Pope Center Executive Director Jane Shaw called the reduction a “travesty,” and contended that Aristotle, Hobbes, Plato and Locke “are being marginalized and disparaged.” (The Pope Foundation is so fond of John Locke that it has given $20 million to another of its interests, the John Locke Foundation.)
Goldberg, who is based in the English department, won a Spirit of Inquiry Award from the Pope Center in 2008. He also won a Tanner Faculty Award for Excellence in Undergraduate Teaching from UNC in 2003.
Shaw says she is particularly upset that other “lightweight courses,” such as “The World of the Beat Generation: Transcultural Connections,” “Conspiracy Thinking in Contemporary America” and “Costume History,” are still being offered.
“This is just very dubious,” Shaw said. “Under some circumstances, those might be legitimate courses, we aren’t saying they aren’t, but compared to this very serious course?”
However, “The World of the Beat Generation” is not being offered this semester, according to Hassan Melehy, the professor who teaches it. In fact, he hasn’t taught it since 2007. As for Shaw’s characterization of his class, Melehy, who is in the Department of Romance Languages and Literatures, said, “The Pope Center is entirely entitled to its opinions, but ‘less than consequential?’ It’s sheer stupidity to say that my course is less consequential than politics courses.

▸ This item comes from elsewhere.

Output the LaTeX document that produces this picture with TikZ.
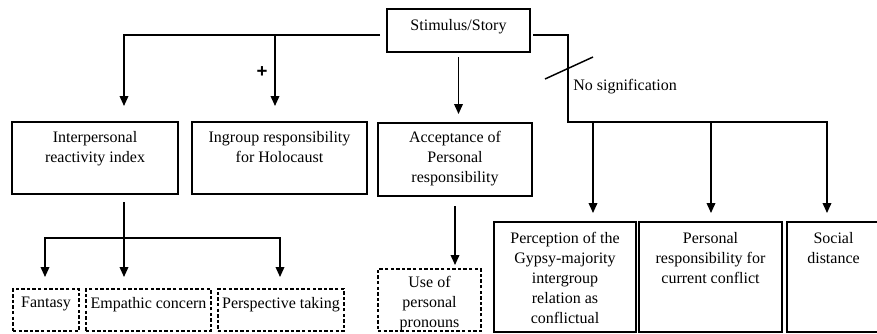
\documentclass[tikz,border=0pt]{standalone}
\usepackage{fontspec}
\setmainfont{Liberation Serif}
\newfontfamily\plusfont{Liberation Sans}
\usetikzlibrary{fit,arrows.meta}

\begin{document}
\begin{tikzpicture}[x=0.75pt,y=0.75pt,yscale=-1,xscale=1,
    box/.style={draw, line width=1.1pt, inner sep=0pt},
    dbox/.style={box, line width=1pt, dash pattern=on 2.6pt off 1.6pt},
    lbl/.style={inner sep=0pt, align=center, font=\fontsize{12}{15}\selectfont},
    ln/.style={line width=1.1pt},
    arr/.style={line width=1.1pt, -{Triangle[length=7.5pt,width=6.5pt]}}]
    \useasboundingbox (0,0) rectangle (877,333);
    \clip (0,0) rectangle (877,333);

    % Boxes
    \node[box, fit={(387,9) (530,52)}] (stim) {};
    \node[box, fit={(12,122) (178,194)}] (iri) {};
    \node[box, fit={(192,122) (367,194)}] (ingroup) {};
    \node[box, fit={(378,123) (532,196)}] (accept) {};
    \node[dbox, fit={(13,289) (79,331)}] (fantasy) {};
    \node[dbox, fit={(86,289) (211,331)}] (empathic) {};
    \node[dbox, fit={(218,289) (344,331)}] (persp) {};
    \node[dbox, fit={(378,269) (481,331)}] (pronouns) {};
    \node[box, fit={(494,222) (636,332)}] (percep) {};
    \node[box, fit={(639,222) (782,332)}] (persresp) {};
    \node[box, fit={(787,222) (880,332)}] (social) {};

    % Text Nodes
    \node[lbl, anchor=north] (stimT) at (stim.north |- 0,19) {Stimulus/Story};
    \node[lbl, anchor=north] (iriT) at (iri.north |- 0,131) {Interpersonal\\reactivity index};
    \node[lbl, anchor=north] (ingroupT) at (ingroup.north |- 0,131) {Ingroup responsibility\\for Holocaust};
    \node[lbl, anchor=north] (acceptT) at (accept.north |- 0,131) {Acceptance of\\Personal\\responsibility};
    \node[lbl, anchor=north] (fantasyT) at (fantasy.north |- 0,297) {Fantasy};
    \node[lbl, anchor=north] (empathicT) at (empathic.north |- 0,297) {Empathic concern};
    \node[lbl, anchor=north] (perspT) at (persp.north |- 0,297) {Perspective taking};
    \node[lbl, anchor=north] (pronounsT) at (pronouns.north |- 0,276) {Use of\\personal\\pronouns};
    \node[lbl, anchor=north] (percepT) at (percep.north |- 0,232) {Perception of the\\Gypsy-majority\\intergroup\\relation as\\conflictual};
    \node[lbl, anchor=north] (persrespT) at (persresp.north |- 0,232) {Personal\\responsibility for\\current conflict};
    \node[lbl, anchor=north] (socialT) at (social.north |- 0,232) {Social\\distance};
    \node[lbl, anchor=west] (nosig) at (573,87) {No signification};
    \node[inner sep=0pt, font=\plusfont\fontsize{14}{14}\selectfont\bfseries] (plus) at (262,72) {+};

    % Junctions
    \coordinate (sL) at (380,35);
    \coordinate (sR) at (533,35);
    \coordinate (sB) at (stim.south |- 0,57);
    \coordinate (jIng) at (275,35);
    \coordinate (jNo) at (568,122);
    \coordinate (iriOut) at (124,202);
    \coordinate (jIri) at (124,238);
    \coordinate (accOut) at (accept.south |- 0,206);

    % Straight Lines
    \draw[arr] (sL) -| (124,106);
    \draw[arr] (jIng) -- (275,106);
    \draw[arr] (sB) -- (stim.south |- 0,114);
    \draw[arr] (sR) -| (jNo) -| (827,213);
    \draw[arr] (593,122) -- (593,213);
    \draw[arr] (711,122) -- (711,213);
    \draw[ln] (545,79) -- (593,57);
    \draw[arr] (iriOut) -- (124,277);
    \draw[arr] (jIri) -| (45,277);
    \draw[arr] (jIri) -| (280,277);
    \draw[arr] (accOut) -- (accept.south |- 0,265);
\end{tikzpicture}
\end{document}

Sheer stupidity.”
A Pope Center press release says UNC officials are “cutting for alleged budget reasons,” although there’s nothing alleged about the budget. The General Assembly, led by a Republican majority, passed a state budget earlier this year that slashed Chapel Hill campus funding by 17.9 percent, more than $100 million. That marks the largest cut, in lump sum and by percentage, in the UNC system.
Earlier this year, the Pope Center detailed its budget recommendations for the UNC system, which included an overall reduction of more than $530 million.
Two thousand dollars for a class is chump change for Pope-funded groups. According to an analysis by Facing South, the online magazine of the Institute for Southern Studies, in 2010 three independent groups backed by PopeAmericans for Prosperity, Civitas Action and Real Jobs NCspent nearly $2 million in 22 state legislative races targeted by Republicans.
“On top of that,” Facing South reported, “Art Pope and Pope family members make another $240,000 in personal contributions to these 22 races. Of those, Republicans won 18.
Shaw says the center offered to partially fund the course because of Goldberg’s award from the Pope Center, a student recommendation and coverage in The Daily Tar Heel, in which students are quoted as being upset about the class cut. The center is working on a strategy to rescue other endangered courses and plans to use its $5,000 annual speaker series budget to fund them, Shaw says.
“We’re not yet going about it systematically, partly because we aren’t sure how to do that,” Shaw said “It’s a problem that we certainly want to address because we are especially concerned about how these cuts are going to go throughout the system. We aren’t sure that the university, the whole UNC system are going to be that open about what they are doing.”
The university course listings are posted online and are free for anyone to view.
Asked what the Pope Center wants in return for the donation, Shaw responded, “Frankly, I don’t know that they will accept it, so that’s the first thing. We just would like to see the course. We aren’t going to give the money if the course isn’t going to be restored.”
This is the second time in the past three weeks a Pope-funded organization has offered money to a local university. Bob Orr, the director of the N.C. Institute for Constitutional Law, has proposed locating a center at the North Carolina Central University School of Law with $600,000 of Pope’s money.
Another irony: In its proposed budget, the Pope Center for Higher Education recommended cutting $900,000 from the NCCU law school, a 20 percent decrease.
NCCU law school faculty are expected to vote on the issue within the next few weeks.